October 16, 2020
Physiology-guided PCI Optimization Strategy Evaluated in TARGET FFR Study
October 16, 2020—Results from the randomized controlled TARGET FFR trial showed that while a physiology-guided percutaneous coronary intervention (PCI) optimization strategy did not achieve a significant increase in the proportion of patients with final FFR ≥ 0.9, it reduced the proportion of patients with a residual FFR ≤ 0.8 after PCI.
The findings were presented by Damien Collison, MD, at TCT Connect, the 32nd annual Transcatheter Cardiovascular Therapeutics scientific symposium of the Cardiovascular Research Foundation held online October 14-18, 2020.
As summarized by TCT Connect, TARGET FFR enrolled 260 patients between March 2018 and November 2019 at a single site. After angiographically successful PCI procedures, patients were randomized (1:1) to receive either a physiology-guided incremental optimization strategy (PIOS intervention group, n = 131) or blinded post-PCI coronary physiology measurements (control group, n = 129). Patients undergoing successful, standard-of-care PCI for either stable angina or medically stabilized non-ST-segment-elevation myocardial infarction were eligible for randomization.
The trial’s primary endpoint was defined as the proportion of patients with a final post-PCI FFR result ≥ 0.9. The study found that the incidence of final FFR ≥ 0.9 was 10% higher in the PIOS group than the control group but that the difference was not statistically significant (38.1% vs 28.1%; P = .099). However, the study’s secondary endpoint, the proportion of patients with final FFR ≤ 0.8, was significantly lower in the PIOS group (18.6% vs 29.8%; P = .045).
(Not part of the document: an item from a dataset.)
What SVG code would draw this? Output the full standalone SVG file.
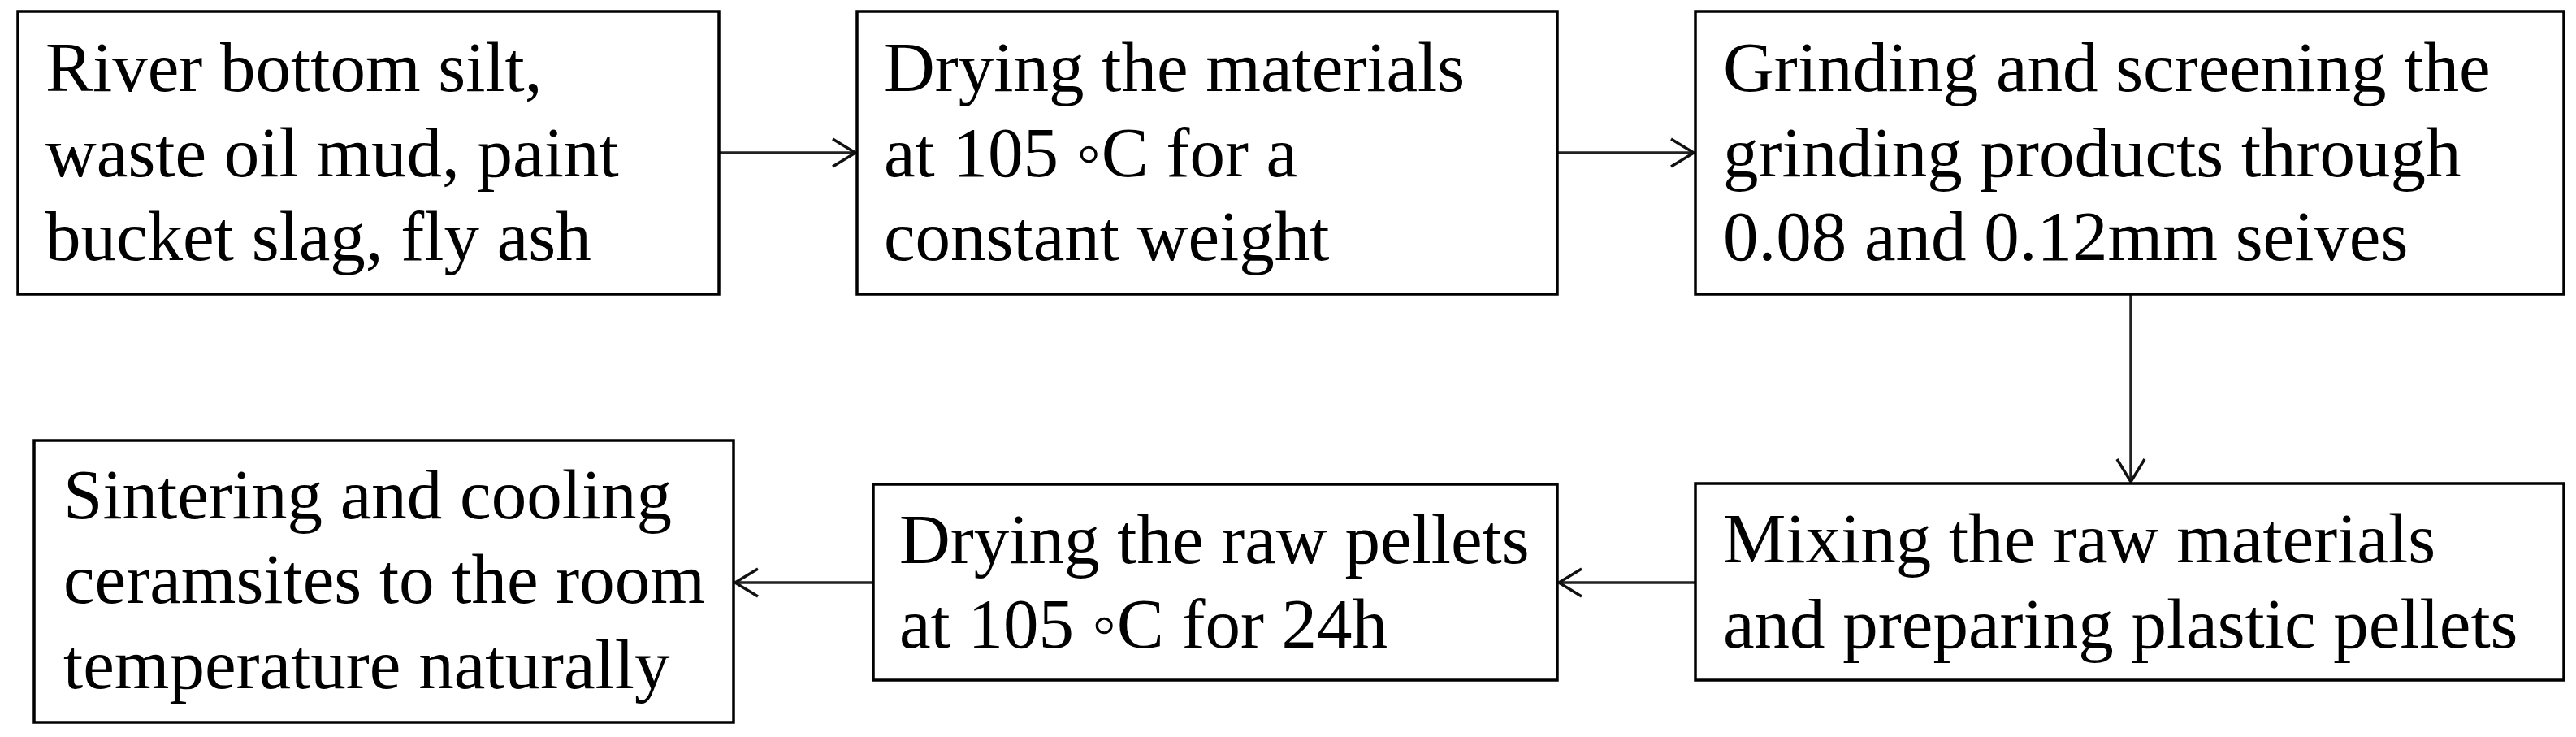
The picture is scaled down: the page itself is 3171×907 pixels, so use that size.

Based on FFR pullback assessment of the stented vessel, a target for further optimization was present in 60 of the 131 (46%) patients randomized to PIOS, and operators considered it appropriate to perform additional postdilatation with or without stenting in 40 of these 60 (66%) patients.
Among patients who had further intervention/optimization performed, mean post-PCI FFR increased significantly from 0.76 to 0.82 (P < .001) and mean coronary flow reserve (CFR) increased from 3.0 to 4.0 (P = .02).
“When assessing the proposed optimal post-PCI FFR cutoff value of ≥ 0.9, we found that the majority of patients with angiographically acceptable PCI results actually have a physiologically suboptimal outcome,” commented Dr. Collison in the TCT Connect announcement. “Up to 30% of patients may even have a final FFR result that remains below the guideline-directed threshold for performing revascularization in the first place. In our randomized controlled trial, application of an FFR-guided optimization strategy after stenting led to improvements in both FFR and CFR and significantly reduced the proportion of patients with a final post-PCI FFR ≤ 0.8.”